The concept behind the project was to highlight issues brought about by climate change and environmental damage.
Diversity and experimentation are its central arguments.
Wildflowers, woodland plants, and prickly pear cacti provide a stage from which hardy trees such as a monkey puzzle and ginkgo rise up to frame a centrally placed old grain silo. Once it was full of seeds, now it is full of ideas: an elevated office in which the designer's notebook lies open on a makeshift desk that sits below a ceiling of weaved willow by sculptor Tom Hare.
My favourite was the The CAMFED Garden, designed by Jilayne Rickards.

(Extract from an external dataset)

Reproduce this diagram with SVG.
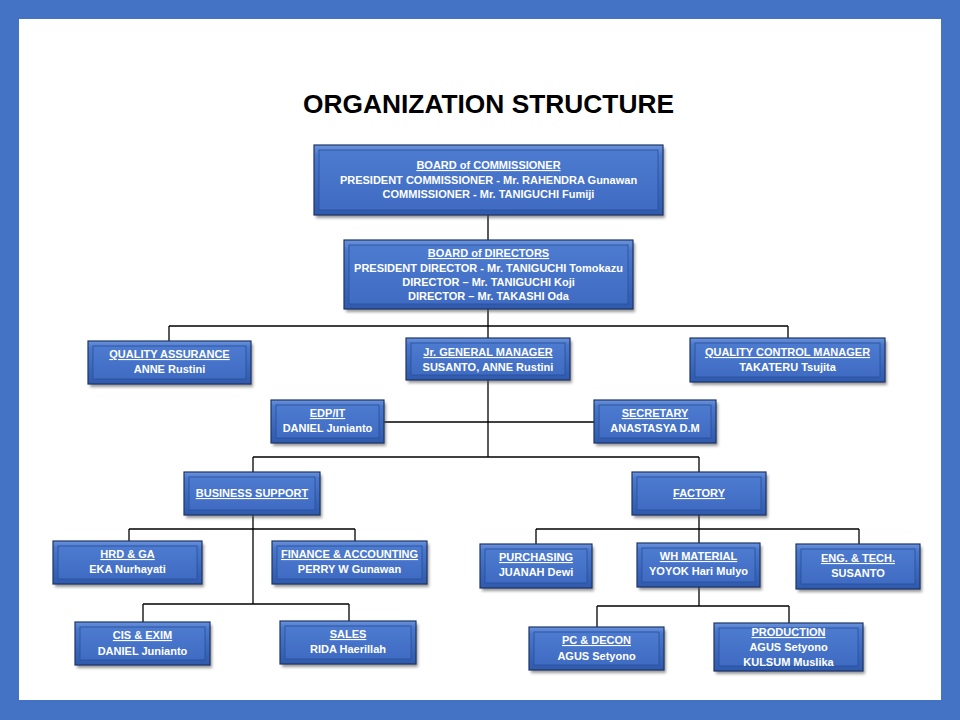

It came about after a research visit to Zimbabwe, and is the result of a subsequent collaboration between the designer and the inspirational local women she met on her trip.
The colours are sensuous, the composition beautifully balanced. At the back, in the classroom, is a painting by a 14-year-old girl of a rural farmyard.
It is exceptional.
To see a traditional, tech-enhanced Zimbabwean garden is an unusual sight in central London at what is - in many ways - a traditional, tech-enhanced British garden show.
But it strikes an important note, a reminder of the world in which we all live and rely: a window on to life in another continent in another hemisphere. It is sponsored by CAMFED - the Campaign for Female Education - whose focus is Africa.
But on this occasion it is the well-heeled visitors to SW3 who are the beneficiaries of the organisation's mission to teach.